Posted by Jack on July 3,2012 | 11:28 AM
WE ALL KNOW WHO MURDERED MARY AND IT WASN'T CRUMP,YOU THUG'S IN D.C.!
Posted by GOV SUX on May 31,2012 | 10:13 PM
Morrow's writing had the most striking effect on me, too. I was excited to read more. It reminded me of how effective writing can absorb the reader to the point that a great measure of control is given over to the author. I agree, he should write his mother's biography, then the bios of all the other characters in the article.
Posted by Roland Daniels on February 19,2012 | 11:55 PM
Her killing may have had more to do with her affair with Bobby or Lyndon than it did with the President.
Posted by Ross H. on February 14,2012 | 11:34 AM
I WAS ONE OF THE FIRST POLICEMAN ON THE SCENE THAT DAY AND PROTECTED THE CRIME SCENE.I BELIEVE THAT GUN IS STILL NEAR BY BURIED IN THE CANAL MUD IN OR CLOSE NEAR BY.
Posted by robert decker,pvt mpdc,retired 7th precinct on January 25,2012 | 03:09 PM
When they catch someone Red handed, they usually get convicted , don't they ?!
Most interest !
Posted by Harold on October 22,2011 | 01:42 AM
I agree with Rusty and Garza that the evidence needs fresh eyes. Maybe Crump pulled the trigger, maybe not, but the husband most likely arranged it and possibly the JFK murder as well. Why is that so hard for people to believe? Back in those days, the CIA employed hired assassins. Fingers have pointed toward Nixon and G.H.W Bush as participants. Much was left out of this article including the many affairs of both Mary and her ex-husband Cord.

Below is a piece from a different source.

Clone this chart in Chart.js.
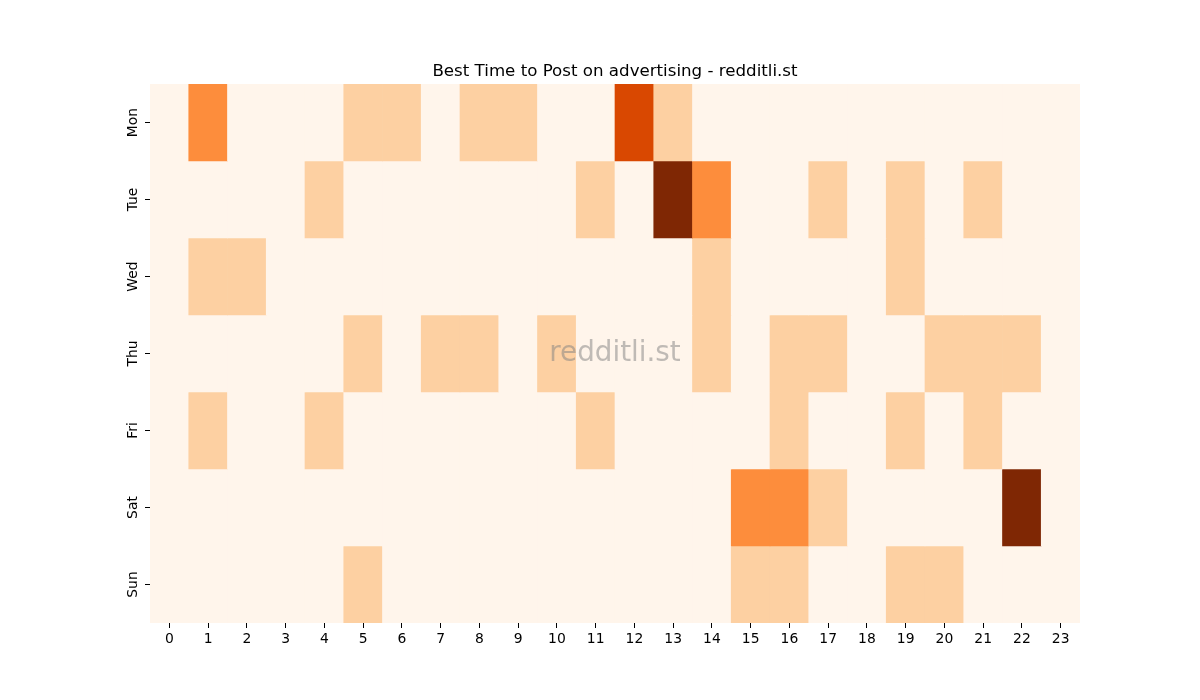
<!DOCTYPE html>
<html>
<head>
<meta charset="utf-8">
<script src="https://cdn.jsdelivr.net/npm/chart.js@4"></script>
<style>
html,body{margin:0;padding:0;background:#fff;}
#wrap{width:1200px;height:700px;}
</style>
</head>
<body>
<div id="wrap"><canvas id="c" width="1200" height="700"></canvas></div>
<script>
const hours = ['0','1','2','3','4','5','6','7','8','9','10','11','12','13','14','15','16','17','18','19','20','21','22','23'];
const days = ['Mon','Tue','Wed','Thu','Fri','Sat','Sun'];
const mon = [0,2,0,0,0,1,1,0,1,1,0,0,3,1,0,0,0,0,0,0,0,0,0,0];
const tue = [0,0,0,0,1,0,0,0,0,0,0,1,0,4,2,0,0,1,0,1,0,1,0,0];
const wed = [0,1,1,0,0,0,0,0,0,0,0,0,0,0,1,0,0,0,0,1,0,0,0,0];
const thu = [0,0,0,0,0,1,0,1,1,0,1,0,0,0,1,0,1,1,0,0,1,1,1,0];
const fri = [0,1,0,0,1,0,0,0,0,0,0,1,0,0,0,0,1,0,0,1,0,1,0,0];
const sat = [0,0,0,0,0,0,0,0,0,0,0,0,0,0,0,2,2,1,0,0,0,0,4,0];
const sun = [0,0,0,0,0,1,0,0,0,0,0,0,0,0,0,1,1,0,0,1,1,0,0,0];
const grid = [mon,tue,wed,thu,fri,sat,sun];
const palette = ['#fff5eb','#fdd0a2','#fd8d3c','#d94801','#7f2704'];
const titleText = 'Best Time to Post on advertising - redditli.st';

const datasets = days.map((d, i) => ({
  label: d,
  data: hours.map(() => 1),
  backgroundColor: ctx => palette[grid[i][ctx.dataIndex]],
  borderWidth: 0,
  barPercentage: 1.0,
  categoryPercentage: 1.0,
  stack: 's'
}));

const extras = {
  id: 'extras',
  afterDatasetsDraw(chart) {
    const {ctx, chartArea} = chart;
    ctx.save();
    ctx.font = '27.8px "DejaVu Sans"';
    ctx.fillStyle = 'rgba(128,128,128,0.5)';
    ctx.textAlign = 'center';
    ctx.textBaseline = 'middle';
    ctx.fillText('redditli.st', (chartArea.left + chartArea.right) / 2, (chartArea.top + chartArea.bottom) / 2);
    ctx.restore();
  },
  afterDraw(chart) {
    const {ctx, chartArea} = chart;
    const ys = chart.scales.y;
    ctx.save();
    ctx.fillStyle = '#000';
    ctx.font = '16.67px "DejaVu Sans"';
    ctx.textAlign = 'center';
    ctx.textBaseline = 'alphabetic';
    ctx.fillText(titleText, (chartArea.left + chartArea.right) / 2, chartArea.top - 8);
    ctx.font = '13.9px "DejaVu Sans"';
    ctx.textBaseline = 'middle';
    ys.ticks.forEach((t, i) => {
      const y = ys.getPixelForValue(t.value);
      ctx.save();
      ctx.translate(chartArea.left - 17, y);
      ctx.rotate(-Math.PI / 2);
      ctx.fillText(days[i], 0, 0);
      ctx.restore();
    });
    ctx.restore();
  }
};

new Chart(document.getElementById('c'), {
  type: 'bar',
  data: { labels: hours, datasets },
  plugins: [extras],
  options: {
    responsive: false,
    animation: false,
    devicePixelRatio: 1,
    layout: { padding: { left: 100, right: 120, top: 84, bottom: 47 } },
    plugins: {
      legend: { display: false },
      tooltip: { enabled: false },
      title: { display: false }
    },
    scales: {
      x: {
        stacked: true,
        offset: true,
        border: { display: false },
        grid: { offset: false, drawOnChartArea: false, drawTicks: true, tickLength: 5, color: '#000', tickWidth: 1 },
        ticks: { color: '#000', font: { family: 'DejaVu Sans', size: 13.9 }, maxRotation: 0, minRotation: 0, autoSkip: false, padding: 3 },
        afterFit: s => { s.height = 30; }
      },
      y: {
        stacked: true,
        reverse: true,
        min: 0,
        max: 7,
        border: { display: false },
        grid: { drawOnChartArea: false, drawTicks: true, tickLength: 5, color: '#000', tickWidth: 1 },
        afterBuildTicks: s => { s.ticks = days.map((d, i) => ({ value: i + 0.5 })); },
        ticks: {
          display: false,
          callback: (v) => days[Math.floor(v)]
        },
        afterFit: s => { s.width = 50; }
      }
    }
  }
});
</script>
</body>
</html>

The truth won't come out until all the players have died.
Posted by Bancroft on August 2,2011 | 12:06 AM
I came by this by chance after watching THE KENNEDY'S on UK TV yesterday. Mary Meyer's character is played in the penultimate episode. I just googled to see if she was of interest historically and WOW she is. My favourite signed book is one by Ben Bradleee, Mary's brother-in-law.
Extremely interesting.
BW,
IAN PAYNE [WALSALL - ENGLAND]
Posted by IAN PAYNE on July 9,2011 | 02:48 PM
Has anyone ever thought that maybe, the husband, the CIA husband would have been able to do, arrange, conspire, and articulate such a brutal murder. A head wound with little blood and a cry out between shots???, sounds like something that the CIA was capable of doing.